Peut-on imaginer vous voir sur d'autres nages que le crawl ?
Pour l'instant, on est dans l'optique d'une amélioration globale mais c'est aussi une façon de ne pas fermer la porte à d'autres possibilités. Mais aujourd'hui, je maîtrise bien mieux les courses en nage libre que dans les autres nages donc il ne serait pas question, à moins d'une révélation divine, que je me mette au dos ou au papillon au même niveau de performance que ce que j'ai pu atteindre en crawl. Il me faudra probablement des années, une décennie même, pour arriver au niveau de Camille (Ndlr : Lacourt) et Jérémy (Ndlr : Stravius) en dos (rire). Je vais me concentrer sur les épreuves de crawl et ce sera bien suffisant, pour les grands championnats.

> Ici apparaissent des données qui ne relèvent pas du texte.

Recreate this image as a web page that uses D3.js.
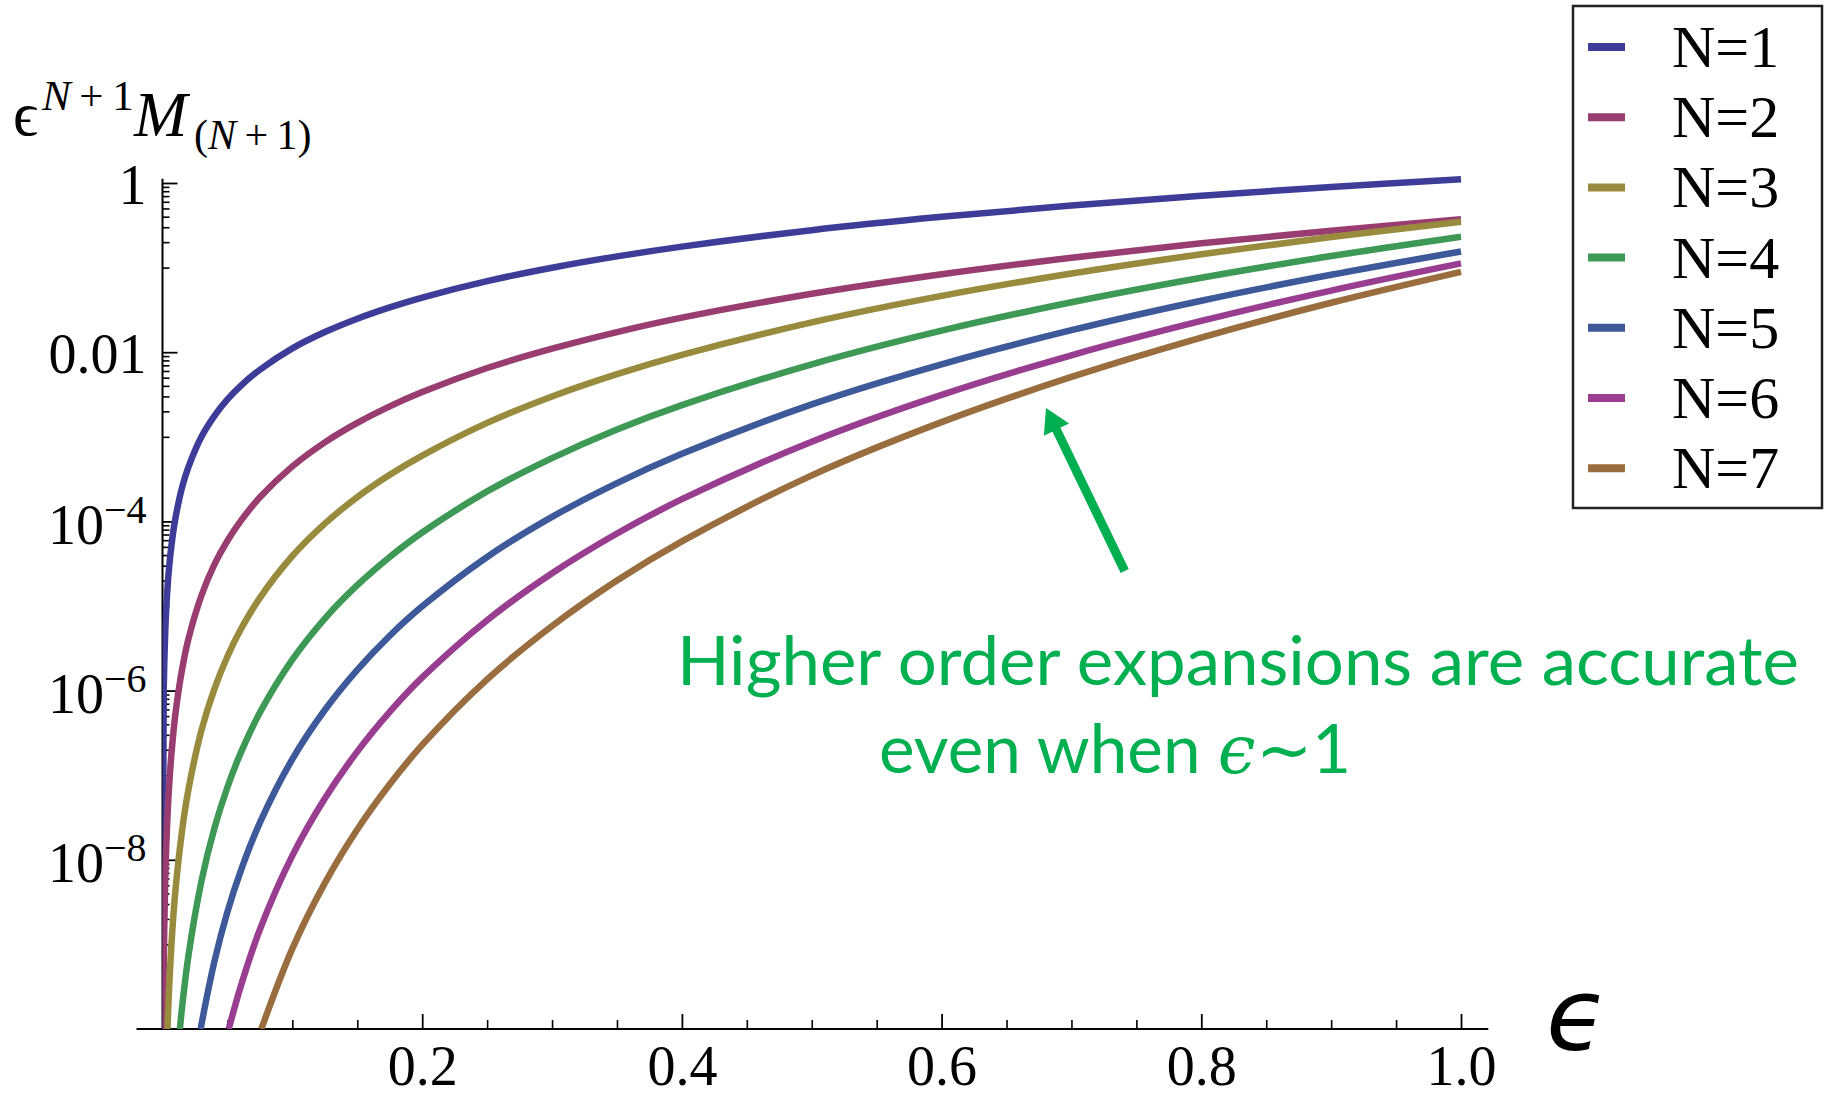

Pourquoi avez-vous choisi de faire l'impasse sur les championnats de France et d'Europe en petit bassin cet hiver ?
On s'est concerté avec Bob et c'est tombé sous le sens car il fallait quant même qu'à un moment de l'année je me mette à m'entraîner (sourire). Aller aux championnats de France impliquait un retour en Europe et Bob ne serait pas resté avec moi. Il était plus profitable pour moi que je reste m'entraîner. Je ne ferai qu'une seule compétition en Europe, le Duel in the pool, fin décembre à Glasgow. L'objectif principal de la saison, ce sont les championnats d'Europe à Berlin l'été prochain où j'ai envie de nager le 100, 200 et 400 m. C'est un beau challenge, quelque chose que j'ai toujours eu en tête et qui me motive.
Si vous deviez résumer votre vie aujourd’hui, que diriez-vous ?

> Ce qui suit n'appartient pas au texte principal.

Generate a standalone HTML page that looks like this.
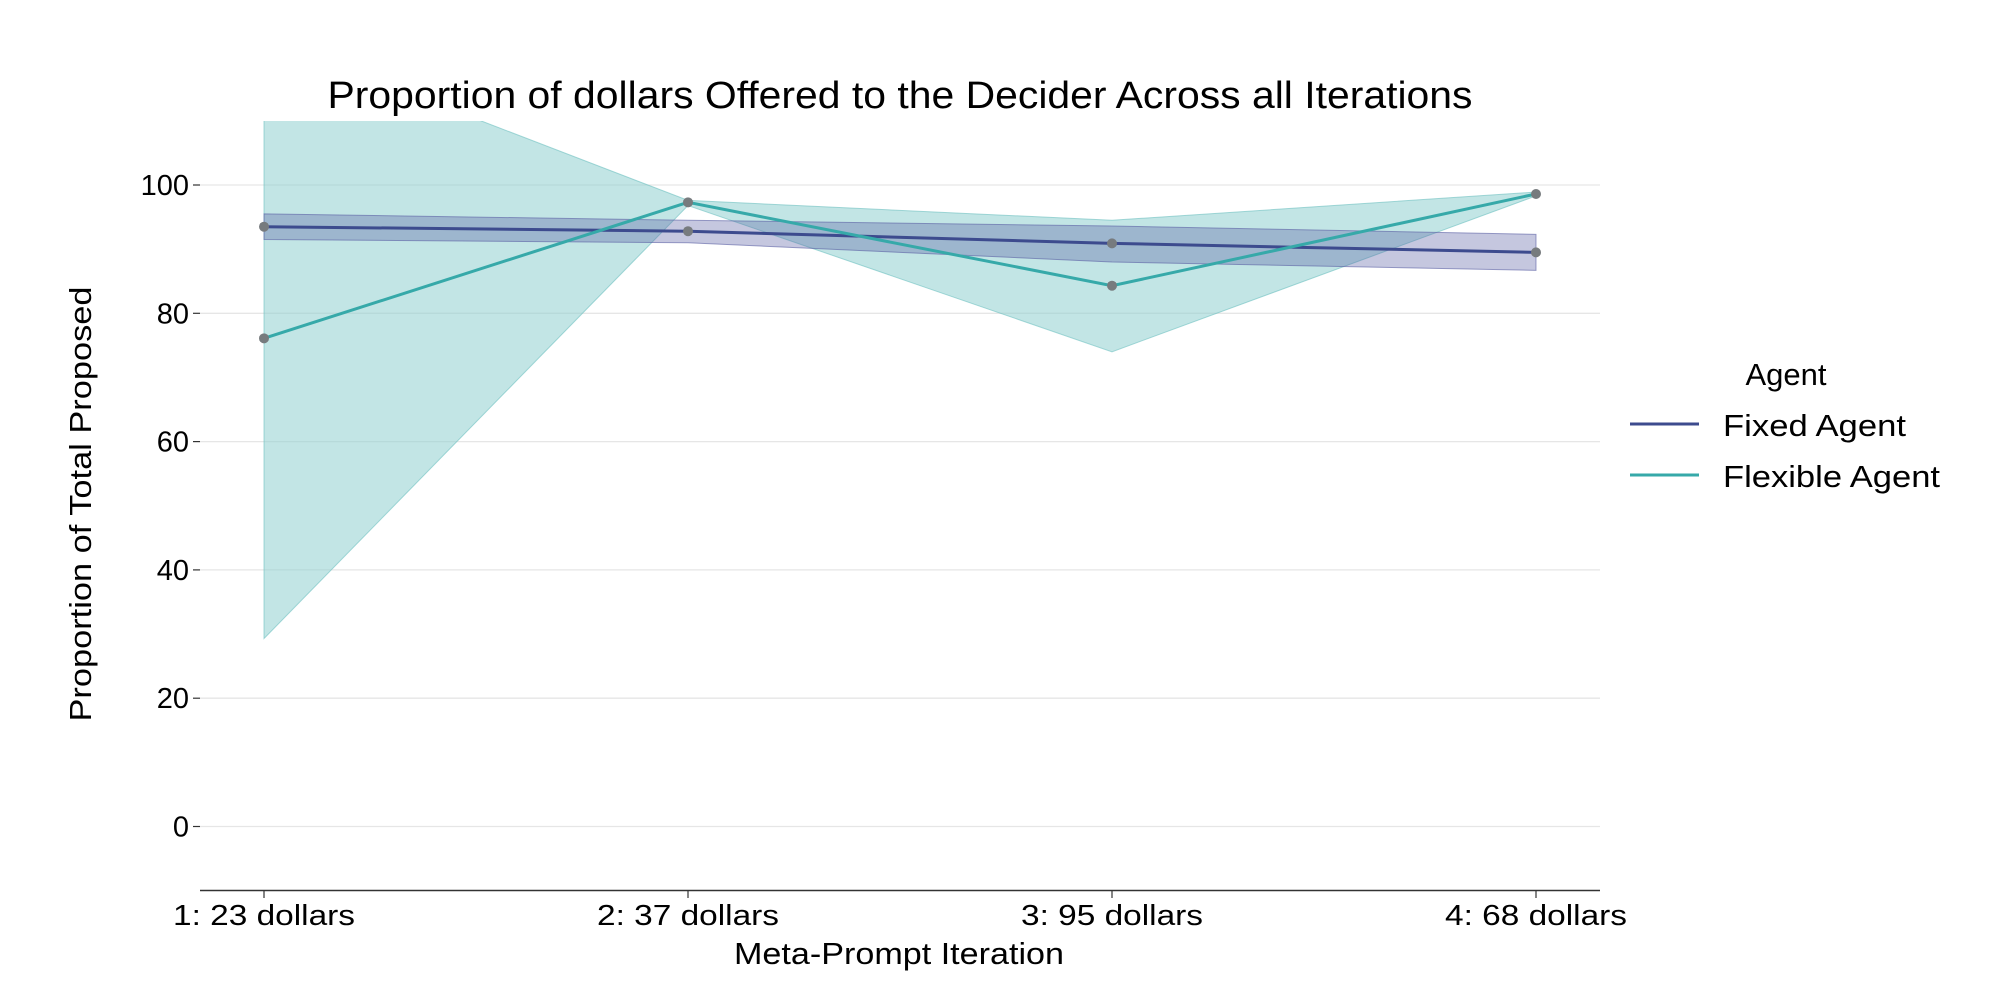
<!DOCTYPE html>
<html><head><meta charset="utf-8"><style>
html,body{margin:0;padding:0;background:#fff;}
svg{display:block;font-family:"Liberation Sans",sans-serif;}
</style></head><body>
<svg id="chart" width="2000" height="1000" xmlns="http://www.w3.org/2000/svg">
<defs><clipPath id="plotclip"><rect x="200" y="121" width="1400" height="769"/></clipPath></defs>
<text x="900" y="108" font-size="38" text-anchor="middle" textLength="1145" lengthAdjust="spacingAndGlyphs">Proportion of dollars Offered to the Decider Across all Iterations</text>
<g id="grid"></g>
<g id="bands" clip-path="url(#plotclip)"></g>
<g id="lines"></g>
<g id="yaxis"></g>
<g id="xaxis"></g>
<text transform="translate(91,504) rotate(-90)" font-size="31" text-anchor="middle" textLength="435" lengthAdjust="spacingAndGlyphs">Proportion of Total Proposed</text>
<text x="899" y="964" font-size="31" text-anchor="middle" textLength="330" lengthAdjust="spacingAndGlyphs">Meta-Prompt Iteration</text>
<g>
<text x="1786" y="385" font-size="31" text-anchor="middle">Agent</text>
<line x1="1630" y1="424" x2="1699" y2="424" stroke="#3d4b8e" stroke-width="3"/>
<text x="1723" y="436" font-size="31" textLength="183" lengthAdjust="spacingAndGlyphs">Fixed Agent</text>
<line x1="1630" y1="475" x2="1699" y2="475" stroke="#36a9a9" stroke-width="3"/>
<text x="1723" y="487" font-size="31" textLength="217" lengthAdjust="spacingAndGlyphs">Flexible Agent</text>
</g>
</svg>
<script>
const categories = ["1: 23 dollars","2: 37 dollars","3: 95 dollars","4: 68 dollars"];
const fixedMean = [93.5, 92.8, 90.9, 89.5];
const fixedLow = [91.5, 91.0, 88.0, 86.7];
const fixedHigh = [95.5, 94.5, 93.6, 92.3];
const flexMean = [76.1, 97.3, 84.3, 98.6];
const flexLow = [29.3, 96.8, 74.0, 98.3];
const flexHigh = [123, 97.6, 94.5, 98.9];
const yTicks = [0, 20, 40, 60, 80, 100];

const NS = "http://www.w3.org/2000/svg";
const xL = 264, xR = 1536;
function xs(i){ return xL + i*(xR-xL)/(categories.length-1); }
function ys(v){ return 826.5 - v*6.415; }
function mk(tag, attrs, parent){
  const e = document.createElementNS(NS, tag);
  for (const k in attrs) e.setAttribute(k, attrs[k]);
  parent.appendChild(e); return e;
}
const grid = document.getElementById("grid");
const yaxis = document.getElementById("yaxis");
const xaxis = document.getElementById("xaxis");
const bands = document.getElementById("bands");
const lines = document.getElementById("lines");

yTicks.forEach(t => {
  const g = mk("line", {x1:200, x2:1600, y1:ys(t), y2:ys(t), stroke:"#e6e6e6", "stroke-width":1.3}, grid);
  
  
  const tk = mk("line", {x1:193, x2:200, y1:ys(t), y2:ys(t), stroke:"#333", "stroke-width":1.2}, yaxis);
  
  
  const lb = mk("text", {x:189, y:ys(t)+10, "font-size":29, "text-anchor":"end"}, yaxis);
  lb.textContent = t;
  
  
});
const ax = mk("line", {x1:200, x2:1600, y1:890.5, y2:890.5, stroke:"#333", "stroke-width":1.5}, xaxis);


categories.forEach((c, i) => {
  const tk = mk("line", {x1:xs(i), x2:xs(i), y1:891, y2:898, stroke:"#333", "stroke-width":1.2}, xaxis);
  
  
  const lb = mk("text", {x:xs(i), y:925, "font-size":29, "text-anchor":"middle", textLength:182, lengthAdjust:"spacingAndGlyphs"}, xaxis);
  lb.textContent = c;
  
  
});

function band(low, high, fill, stroke, op, name){
  let pts = high.map((v,i)=>xs(i)+","+ys(v));
  for (let i=low.length-1;i>=0;i--) pts.push(xs(i)+","+ys(low[i]));
  const p = mk("polygon", {points:pts.join(" "), fill:fill, "fill-opacity":op, stroke:stroke, "stroke-opacity":0.6, "stroke-width":1}, bands);
  
  
}
band(flexLow, flexHigh, "#8fd0cf", "#6cc0bf", 0.55, "flexible-ci-band");
band(fixedLow, fixedHigh, "#5a5fa3", "#5a5fa3", 0.35, "fixed-ci-band");

function series(vals, color, name){
  const pl = mk("polyline", {points:vals.map((v,i)=>xs(i)+","+ys(v)).join(" "), fill:"none", stroke:color, "stroke-width":3}, lines);
  
  
  vals.forEach((v,i)=>{
    const c = mk("circle", {cx:xs(i), cy:ys(v), r:5, fill:"#777b7e"}, lines);
    
    
  });
}
series(fixedMean, "#3d4b8e", "fixed-agent");
series(flexMean, "#36a9a9", "flexible-agent");
</script>
</body></html>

C'est un peu la question qu'Astérix pose au scribe dans Astérix Mission Cléopâtre. Mais je ne vais pas faire le long monologue d'Edouard Baer (rire). Tout simplement, je suis heureux, bien dans ma peau, en bonne santé... Je m'éclate dans ce que je fais. J'ai enfin commencé des activités annexes aussi. Tout va super bien, je suis aux anges ici.